Repo Signals (observation)
Capture only observable facts from a quick repository scan.
If something is unclear, record it as Unknown and confirm with the DEV.
- •Stack: Languages, runtimes, frameworks
- •Entry points: APIs, forms, CLIs, jobs, webhooks
- •Auth signals: Presence of auth middleware, tokens, sessions, RBAC hints
- •Data handling: Storage layers, serialization, encryption hints
- •Secrets management: Env vars, config files, secret usage patterns
- •Testing maturity: Security tests, negative tests, fuzzing
- •CI/CD: Automation, secret scanning, deploy gates
- •Operational exposure: Public endpoints, admin paths, internal tooling
Do not infer intent or best practices. Record what is visible.

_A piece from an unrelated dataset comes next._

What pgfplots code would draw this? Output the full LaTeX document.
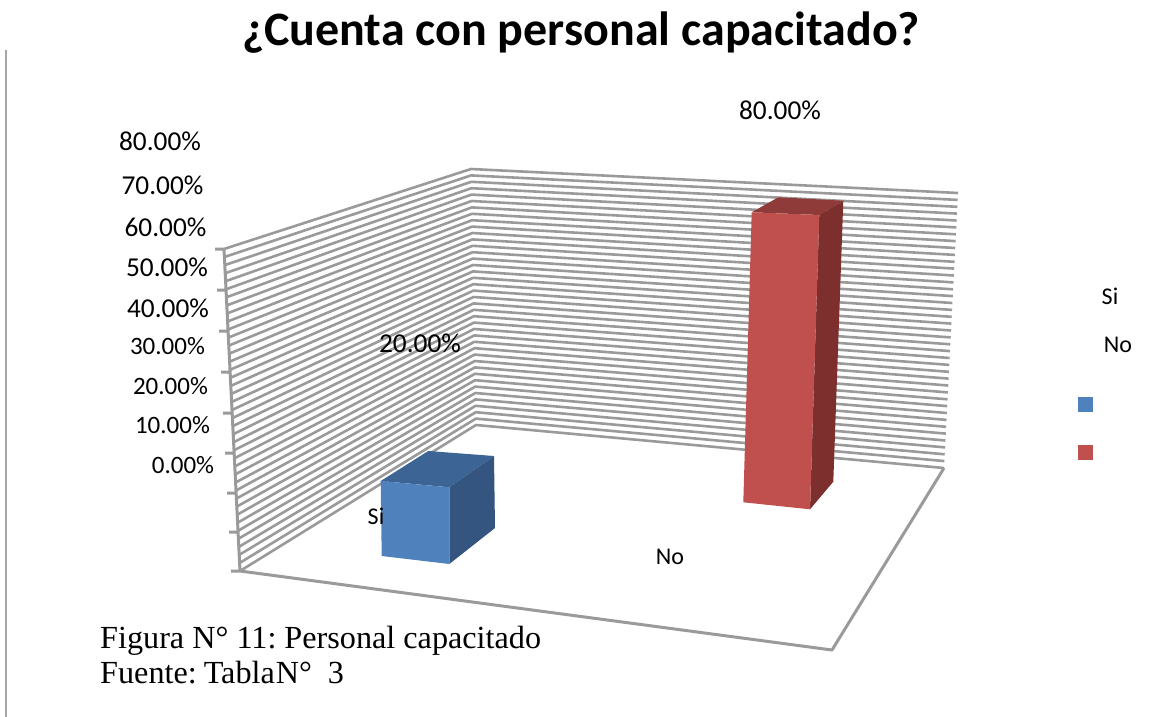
\documentclass[border=0pt]{standalone}
\usepackage{pgfplots}
\pgfplotsset{compat=1.18}
\usepackage{fontspec}
\setmainfont{Carlito}
\newfontfamily\capfont{Liberation Serif}
\definecolor{gridc}{HTML}{9A9A9A}
\definecolor{bluef}{HTML}{4F81BD}
\definecolor{bluet}{HTML}{3C6494}
\definecolor{blues}{HTML}{33557F}
\definecolor{redf}{HTML}{C0504D}
\definecolor{redt}{HTML}{8F3B39}
\definecolor{reds}{HTML}{7C2F2D}
\frenchspacing
\begin{document}
\begin{tikzpicture}
\useasboundingbox (0,0) rectangle (1151pt,717pt);
\begin{axis}[at={(0,0)},anchor=south west,scale only axis,width=1151pt,height=717pt,
  xmin=0,xmax=1151,ymin=0,ymax=717,y dir=reverse,axis lines=none,clip=false,
  unbounded coords=jump]
% page rule
\addplot[draw=gray!70,line width=2.4pt,mark=none] coordinates {(6,50) (6,717)};
% gridlines: left edge, back corner, right edge
\addplot[draw=gridc,line width=2.6pt,mark=none,line join=round] coordinates {
(224,249) (471,169) (958,193) (nan,nan)
(224.4,257) (471.1,175.4) (957.7,199.9) (nan,nan)
(224.8,265.1) (471.3,181.8) (957.3,206.8) (nan,nan)
(225.2,273.2) (471.4,188.2) (957,213.6) (nan,nan)
(225.6,281.2) (471.5,194.6) (956.6,220.5) (nan,nan)
(226,289.3) (471.6,201) (956.3,227.4) (nan,nan)
(226.4,297.3) (471.8,207.4) (955.9,234.3) (nan,nan)
(226.8,305.4) (471.9,213.8) (955.6,241.1) (nan,nan)
(227.2,313.4) (472,220.2) (955.2,248) (nan,nan)
(227.6,321.5) (472.1,226.6) (954.9,254.9) (nan,nan)
(228,329.5) (472.3,233) (954.5,261.8) (nan,nan)
(228.4,337.6) (472.4,239.4) (954.2,268.6) (nan,nan)
(228.8,345.6) (472.5,245.8) (953.8,275.5) (nan,nan)
(229.2,353.7) (472.6,252.2) (953.5,282.4) (nan,nan)
(229.6,361.7) (472.8,258.6) (953.1,289.3) (nan,nan)
(230,369.8) (472.9,265) (952.8,296.1) (nan,nan)
(230.4,377.8) (473,271.4) (952.4,303) (nan,nan)
(230.8,385.9) (473.1,277.8) (952.1,309.9) (nan,nan)
(231.2,393.9) (473.3,284.2) (951.7,316.8) (nan,nan)
(231.6,402) (473.4,290.6) (951.4,323.6) (nan,nan)
(232,410) (473.5,297) (951,330.5) (nan,nan)
(232.4,418.1) (473.6,303.4) (950.7,337.4) (nan,nan)
(232.8,426.1) (473.8,309.8) (950.3,344.3) (nan,nan)
(233.2,434.2) (473.9,316.2) (950,351.1) (nan,nan)
(233.6,442.2) (474,322.6) (949.6,358) (nan,nan)
(234,450.3) (474.1,329) (949.3,364.9) (nan,nan)
(234.4,458.3) (474.3,335.4) (948.9,371.8) (nan,nan)
(234.8,466.4) (474.4,341.8) (948.6,378.6) (nan,nan)
(235.2,474.4) (474.5,348.2) (948.2,385.5) (nan,nan)
(235.6,482.5) (474.6,354.6) (947.9,392.4) (nan,nan)
(236,490.5) (474.8,361) (947.5,399.3) (nan,nan)
(236.4,498.6) (474.9,367.4) (947.2,406.1) (nan,nan)
(236.8,506.6) (475,373.8) (946.8,413) (nan,nan)
(237.2,514.7) (475.1,380.2) (946.5,419.9) (nan,nan)
(237.6,522.7) (475.3,386.6) (946.1,426.8) (nan,nan)
(238,530.8) (475.4,393) (945.8,433.6) (nan,nan)
(238.4,538.8) (475.5,399.4) (945.4,440.5) (nan,nan)
(238.8,546.9) (475.6,405.8) (945.1,447.4) (nan,nan)
(239.2,554.9) (475.8,412.2) (944.7,454.3) (nan,nan)
(239.6,563) (475.9,418.6) (944.4,461.1) (nan,nan)
(240,571) (476,425) (944,468)
};
% axis line, ticks and floor edge
\addplot[draw=gridc,line width=3pt,mark=none,line join=round] coordinates {
(224,249) (240,571) (832,650) (944,468) (nan,nan)
(215,249) (224,249) (nan,nan)
(217,290) (226,290) (nan,nan)
(219,331) (228,331) (nan,nan)
(221,372) (230,372) (nan,nan)
(223,413) (232,413) (nan,nan)
(225,453) (234,453) (nan,nan)
(227,493) (236,493) (nan,nan)
(229,532) (238,532) (nan,nan)
(231,571) (240,571)
};
% blue bar
\addplot[fill=bluet,draw=none,mark=none] coordinates {(380.7,481) (428.3,451) (494,456) (449.3,487.3)} --cycle;
\addplot[fill=blues,draw=none,mark=none] coordinates {(449.3,487.3) (494,456) (495,528) (449.3,564)} --cycle;
\addplot[fill=bluef,draw=none,mark=none] coordinates {(380.7,481) (449.3,487.3) (449.3,564) (381.7,556)} --cycle;
% red bar
\addplot[fill=redt,draw=none,mark=none] coordinates {(751.7,212.3) (778.3,197.3) (843.3,200.7) (819.3,215)} --cycle;
\addplot[fill=reds,draw=none,mark=none] coordinates {(819.3,215) (843.3,200.7) (833.3,481.7) (810,509.3)} --cycle;
\addplot[fill=redf,draw=none,mark=none] coordinates {(751.7,212.3) (819.3,215) (810,509.3) (743.3,502.3)} --cycle;
% legend keys
\addplot[fill=bluef,draw=none,mark=none] coordinates {(1078,397) (1093,397) (1093,412) (1078,412)} --cycle;
\addplot[fill=redf,draw=none,mark=none] coordinates {(1078,445) (1093,445) (1093,460) (1078,460)} --cycle;
% texts
\node[font=\fontsize{48}{54}\selectfont\bfseries] at (axis cs:581,33) {¿Cuenta con personal capacitado?};
\def\pct{\fontsize{27.3}{32}\selectfont}
\def\pcts{\fontsize{25}{30}\selectfont}
\node[font=\pct] at (axis cs:160,141) {80.00\%};
\node[font=\pct] at (axis cs:162.5,185) {70.00\%};
\node[font=\pct] at (axis cs:165.5,227) {60.00\%};
\node[font=\pct] at (axis cs:167,267) {50.00\%};
\node[font=\pct] at (axis cs:168,308) {40.00\%};
\node[font=\pcts] at (axis cs:167.5,346) {30.00\%};
\node[font=\pcts] at (axis cs:170.5,386) {20.00\%};
\node[font=\pcts] at (axis cs:172.5,425) {10.00\%};
\node[font=\pcts] at (axis cs:183,465) {0.00\%};
\node[font=\pct] at (axis cs:420,343) {20.00\%};
\node[font=\pct] at (axis cs:780,110) {80.00\%};
\def\cat{\fontsize{24}{28}\selectfont}
\node[font=\cat] at (axis cs:376,516) {Si};
\node[font=\cat] at (axis cs:670,557) {No};
\node[font=\cat] at (axis cs:1110,296) {Si};
\node[font=\cat] at (axis cs:1118,345) {No};
\node[font=\fontsize{32.2}{36}\selectfont\capfont,anchor=base west,inner sep=0pt] at (axis cs:100,648) {Figura N° 11: Personal capacitado};
\node[font=\fontsize{32.2}{36}\selectfont\capfont,anchor=base west,inner sep=0pt] at (axis cs:100,683) {Fuente:\kern 7pt Tabla\kern 1pt N°\kern 16pt 3};
\end{axis}
\end{tikzpicture}
\end{document}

Implications (interpretation)
From the observed Repo Signals and inputs, derive implications such as:
- •Likely attack surfaces and trust boundaries
- •High-impact vs high-probability threat areas
- •Gaps between data sensitivity and current protections
- •Risk introduced by missing tests, logging, or isolation
- •Operational or organizational limits on mitigation depth
Explicitly state assumptions and unknowns.
Process
- •
Validate observations
Ask the DEV:“Can I proceed assuming these repository signals are accurate?”
- •
Define assets and trust boundaries
Identify what must be protected and where trust changes. - •
Map attack surfaces and threat scenarios
Focus on realistic misuse, abuse, and failure modes. - •
Identify constraints
Technical, organizational, time, cost, or compliance-related. - •
Generate options from context
Produce at least two and preferably three mitigation approaches grounded in the analysis above. - •
Evaluate options objectively
Compare risk reduction, cost, complexity, and residual exposure. - •
Recommend and confirm
Make a defensible recommendation and request approval before action.
Options & trade-offs
Based on the analysis above, generate context-specific options.
Do not use predefined security templates or fixed models.

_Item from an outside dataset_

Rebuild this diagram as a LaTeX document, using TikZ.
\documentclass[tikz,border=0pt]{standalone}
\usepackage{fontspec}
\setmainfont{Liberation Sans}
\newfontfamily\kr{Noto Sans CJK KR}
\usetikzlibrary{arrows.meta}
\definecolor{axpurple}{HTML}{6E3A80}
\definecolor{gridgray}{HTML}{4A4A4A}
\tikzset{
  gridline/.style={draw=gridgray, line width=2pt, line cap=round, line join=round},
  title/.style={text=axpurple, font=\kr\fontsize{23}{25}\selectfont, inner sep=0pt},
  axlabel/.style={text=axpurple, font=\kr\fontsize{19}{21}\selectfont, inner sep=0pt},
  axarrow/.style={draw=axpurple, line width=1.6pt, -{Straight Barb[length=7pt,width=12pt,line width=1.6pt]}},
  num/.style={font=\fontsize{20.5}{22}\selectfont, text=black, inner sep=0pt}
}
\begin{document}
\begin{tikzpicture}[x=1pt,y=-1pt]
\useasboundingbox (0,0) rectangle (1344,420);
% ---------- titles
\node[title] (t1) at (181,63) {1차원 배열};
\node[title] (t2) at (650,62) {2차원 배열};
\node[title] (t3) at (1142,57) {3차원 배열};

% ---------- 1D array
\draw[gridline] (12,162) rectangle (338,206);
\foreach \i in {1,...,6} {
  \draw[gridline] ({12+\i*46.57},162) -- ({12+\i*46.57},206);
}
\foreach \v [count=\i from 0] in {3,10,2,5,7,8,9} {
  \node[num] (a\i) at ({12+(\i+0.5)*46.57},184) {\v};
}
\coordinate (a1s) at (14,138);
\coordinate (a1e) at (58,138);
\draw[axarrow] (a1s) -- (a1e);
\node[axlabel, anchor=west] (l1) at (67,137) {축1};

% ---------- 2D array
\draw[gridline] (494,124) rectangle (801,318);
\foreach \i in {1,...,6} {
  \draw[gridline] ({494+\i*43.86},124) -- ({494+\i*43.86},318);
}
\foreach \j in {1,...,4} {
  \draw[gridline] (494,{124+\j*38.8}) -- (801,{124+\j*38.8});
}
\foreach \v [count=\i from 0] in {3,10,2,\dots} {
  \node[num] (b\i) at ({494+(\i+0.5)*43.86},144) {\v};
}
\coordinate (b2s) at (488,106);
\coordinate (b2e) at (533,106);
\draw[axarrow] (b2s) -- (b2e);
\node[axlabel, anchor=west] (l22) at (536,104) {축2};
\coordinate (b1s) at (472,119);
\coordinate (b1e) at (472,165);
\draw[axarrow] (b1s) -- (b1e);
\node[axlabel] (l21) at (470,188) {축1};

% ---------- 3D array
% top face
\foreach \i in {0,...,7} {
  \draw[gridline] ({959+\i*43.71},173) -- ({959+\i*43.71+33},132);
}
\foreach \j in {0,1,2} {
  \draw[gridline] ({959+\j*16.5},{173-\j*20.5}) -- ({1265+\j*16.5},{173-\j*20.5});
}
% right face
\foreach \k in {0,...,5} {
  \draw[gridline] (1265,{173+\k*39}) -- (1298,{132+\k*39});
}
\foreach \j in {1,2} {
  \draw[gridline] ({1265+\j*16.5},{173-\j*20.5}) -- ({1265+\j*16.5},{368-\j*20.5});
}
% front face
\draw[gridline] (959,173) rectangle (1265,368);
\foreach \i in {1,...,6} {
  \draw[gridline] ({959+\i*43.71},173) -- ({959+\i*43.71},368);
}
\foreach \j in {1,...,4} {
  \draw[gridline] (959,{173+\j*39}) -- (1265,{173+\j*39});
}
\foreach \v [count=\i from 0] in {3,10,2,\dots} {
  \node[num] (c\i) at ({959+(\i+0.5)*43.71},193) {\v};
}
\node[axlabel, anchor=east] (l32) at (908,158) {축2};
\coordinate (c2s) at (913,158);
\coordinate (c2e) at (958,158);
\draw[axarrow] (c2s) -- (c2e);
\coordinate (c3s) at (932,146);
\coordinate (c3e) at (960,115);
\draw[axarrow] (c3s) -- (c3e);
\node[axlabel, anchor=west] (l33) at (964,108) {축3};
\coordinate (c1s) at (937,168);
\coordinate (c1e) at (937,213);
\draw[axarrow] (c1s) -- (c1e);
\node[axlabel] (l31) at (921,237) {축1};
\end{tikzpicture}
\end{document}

Each option must differ meaningfully in scope, cost, risk reduction, and operational impact.
For each option, include:
- •Description: What changes or controls are introduced
- •Threats addressed: Which risks this option mitigates
- •Pros: Concrete security and operational benefits
- •Cons: Limitations, complexity, or residual risks
- •Implementation cost: Engineering and coordination effort
- •Operational impact: Ongoing maintenance or monitoring
- •Residual risk: What remains exposed
- •Preconditions: Tests, tooling, access, or process changes required
If only two options are viable, explain why a third is not reasonable.
Recommendation
Select the option that provides the best cost–benefit trade-off given:
- •Severity and likelihood of identified threats
- •Data sensitivity and blast radius
- •Repo and team maturity
- •Time-to-mitigate requirements
- •Benchmarks from similar systems or prior incidents (if available)
Rationale (required)
Provide a concise rationale (3–6 bullets) explaining:
- •Why this option fits the current constraints
- •Which trade-offs are consciously accepted
- •Which risks are deferred and why
- •How remaining risk can be monitored or reduced later
- •What assumptions are being made if benchmarks are missing
Output format
The final response must include:
- •Confirmed Repo Signals
- •Asset and threat mapping
- •Identified gaps and constraints
- •Generated options with trade-offs
- •Clear recommendation with rationale
- •Mitigation rollout and validation plan
- •Open questions for the DEV
Safety checks
- •Do not log secrets, credentials, or sensitive payloads
- •Avoid security controls that silently break user flows
- •Prevent false sense of security from partial mitigations
- •Ensure mitigations are testable and observable
- •Treat early threat analysis as iterative, not final
Dev confirmation gates
Explicit DEV approval is required before:
- •Changing authentication or authorization behavior
- •Introducing new security middleware or infrastructure
- •Collecting or storing sensitive or regulated data
- •Enforcing breaking security constraints
- •Accepting or documenting residual risk
Without confirmation, do not proceed.